Android constitue en effet bel et bien, pour beaucoup de consommateurs finaux et de développeurs d'applications, une alternative à l'univers Apple. A cet égard, on ne compte plus les acteurs de marché qui ont fait le choix d'être présent à la fois sur les deux environnements, alors qu'auparavant ils n'étaient que "iOS first". L'émergence d'Android a permis à un véritable écosystème de s'épanouir avec plus de 5 millions de développeurs dans le monde et 1,64 million d'emplois d'emplois créés en Europe[1].
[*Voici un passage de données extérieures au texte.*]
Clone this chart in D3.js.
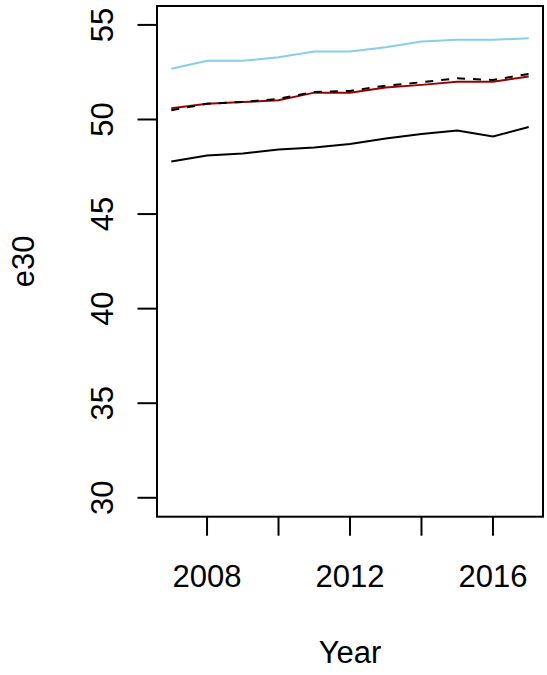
<!DOCTYPE html>
<html>
<head>
<meta charset="utf-8">
<script src="https://cdn.jsdelivr.net/npm/d3@7"></script>
<style>
  body { margin: 0; background: #fff; }
  svg text { font-family: "Liberation Sans", Arial, sans-serif; fill: #000; }
</style>
</head>
<body>
<div id="chart"></div>
<script>
const years = [2007, 2008, 2009, 2010, 2011, 2012, 2013, 2014, 2015, 2016, 2017];
const blueSeries   = [52.68, 53.10, 53.10, 53.29, 53.59, 53.59, 53.82, 54.12, 54.21, 54.21, 54.30];
const redSeries    = [50.60, 50.83, 50.92, 51.02, 51.42, 51.42, 51.69, 51.83, 52.00, 52.00, 52.27];
const dashedSeries = [50.49, 50.83, 50.93, 51.09, 51.46, 51.51, 51.79, 51.97, 52.18, 52.09, 52.41];
const blackSeries  = [47.78, 48.10, 48.20, 48.41, 48.52, 48.71, 48.99, 49.23, 49.42, 49.10, 49.60];
const xTicks = [2008, 2010, 2012, 2014, 2016];
const xTickLabels = ["2008", "", "2012", "", "2016"];
const yTicks = [30, 35, 40, 45, 50, 55];

const W = 547, H = 675;
const box = { left: 157, right: 543, top: 6, bottom: 516.7 };

const svg = d3.select("#chart").append("svg")
    .attr("width", W).attr("height", H);

// R pads axes by 4% on each side
const x = d3.scaleLinear().domain([2006.6, 2017.4]).range([box.left, box.right]);
const y = d3.scaleLinear().domain([29, 56]).range([box.bottom, box.top]);

const series = [
    { values: blueSeries, color: "#87CEEB", dash: null },
    { values: blackSeries, color: "#000000", dash: null },
    { values: redSeries, color: "#990000", dash: null },
    { values: dashedSeries, color: "#000000", dash: "8,8" }
];

const line = d3.line()
    .x((d, i) => x(years[i]))
    .y(d => y(d));

svg.selectAll(".series")
    .data(series)
    .enter()
    .append("path")
    .attr("class", "series")
    .attr("d", d => line(d.values))
    .attr("fill", "none")
    .attr("stroke", d => d.color)
    .attr("stroke-width", 2)
    .attr("stroke-dasharray", d => d.dash);

// plot box
svg.append("rect")
    .attr("x", box.left).attr("y", box.top)
    .attr("width", box.right - box.left)
    .attr("height", box.bottom - box.top)
    .attr("fill", "none")
    .attr("stroke", "#000")
    .attr("stroke-width", 2);

// x axis
const xAxis = svg.append("g");
xAxis.selectAll("line")
    .data(xTicks)
    .enter()
    .append("line")
    .attr("x1", d => x(d)).attr("x2", d => x(d))
    .attr("y1", box.bottom).attr("y2", box.bottom + 19)
    .attr("stroke", "#000").attr("stroke-width", 2);
xAxis.selectAll("text")
    .data(xTicks)
    .enter()
    .append("text")
    .attr("x", d => x(d))
    .attr("y", 586.5)
    .attr("text-anchor", "middle")
    .style("font-size", "31px")
    .text((d, i) => xTickLabels[i]);

// y axis
const yAxis = svg.append("g");
yAxis.selectAll("line")
    .data(yTicks)
    .enter()
    .append("line")
    .attr("x1", box.left - 19.5).attr("x2", box.left)
    .attr("y1", d => y(d)).attr("y2", d => y(d))
    .attr("stroke", "#000").attr("stroke-width", 2);
yAxis.selectAll("text")
    .data(yTicks)
    .enter()
    .append("text")
    .attr("transform", d => `translate(${box.left - 44},${y(d)}) rotate(-90)`)
    .attr("text-anchor", "middle")
    .style("font-size", "31px")
    .text(d => d);

// axis titles
svg.append("text")
    .attr("x", (box.left + box.right) / 2)
    .attr("y", 662.5)
    .attr("text-anchor", "middle")
    .style("font-size", "31px")
    .text("Year");

svg.append("text")
    .attr("transform", `translate(34,${(box.top + box.bottom) / 2}) rotate(-90)`)
    .attr("text-anchor", "middle")
    .style("font-size", "31px")
    .text("e30");
</script>
</body>
</html>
Android et Apple sont en réalité sur le même marché

La conclusion, à laquelle le droit de la concurrence doit se rendre, c'est qu'en fait de deux acteurs dominants sur deux marchés distincts, l'un haut de gamme, l'autre moyen de gamme, Android et Apple se situent en réalité sur le même marché. Et preuve que la concurrence fonctionne, si Android a gagné des parts de marché sur iOS au moment de son lancement, en 2015, 27% des acheteurs de smartphone en Europe ont quitté Android pour un téléphone sous iOS[2].

L'existence de ce duopole a en outre un autre effet bénéfique. Celui de discipliner le comportement d'Apple ce qui ne peut qu'être souhaitable dans l'intérêt des consommateurs. Dès l'origine, il n'était pas dans les plans de Steve Jobs d'accepter des applications tierces sur sa plate-forme[3]. De même, Apple annonça récemment la capacité offerte aux utilisateurs de personnaliser leurs iPhones en retirant quelques icônes. Autant de flexibilités d'abord offertes par Android.

Android a démocratisé le smartphone

Enfin, il serait aussi utile de se rappeler qu'Android a ouvert tout un champ d'innovations, jusque-là réservé par Apple aux plus riches, à des consommateurs moins nantis. Cela a en effet permis de développer des smartphones et tout un écosystème d'applications auxquels une grande majorité de consommateurs n'aurait jamais pu avoir accès. Cette réalité doit être considérée à sa juste mesure ! Toucher une population importante, c'est aussi se donner la possibilité de faire bénéficier au plus grande nombre des progrès en matière de santé publique ou de e-learning qui constituent largement l'avenir de nos systèmes de santé et de nos systèmes éducatifs. La politique européenne de la concurrence, dont l'objectif, rappelons-le, est le fameux surplus du consommateur, pourrait utilement s'en souvenir !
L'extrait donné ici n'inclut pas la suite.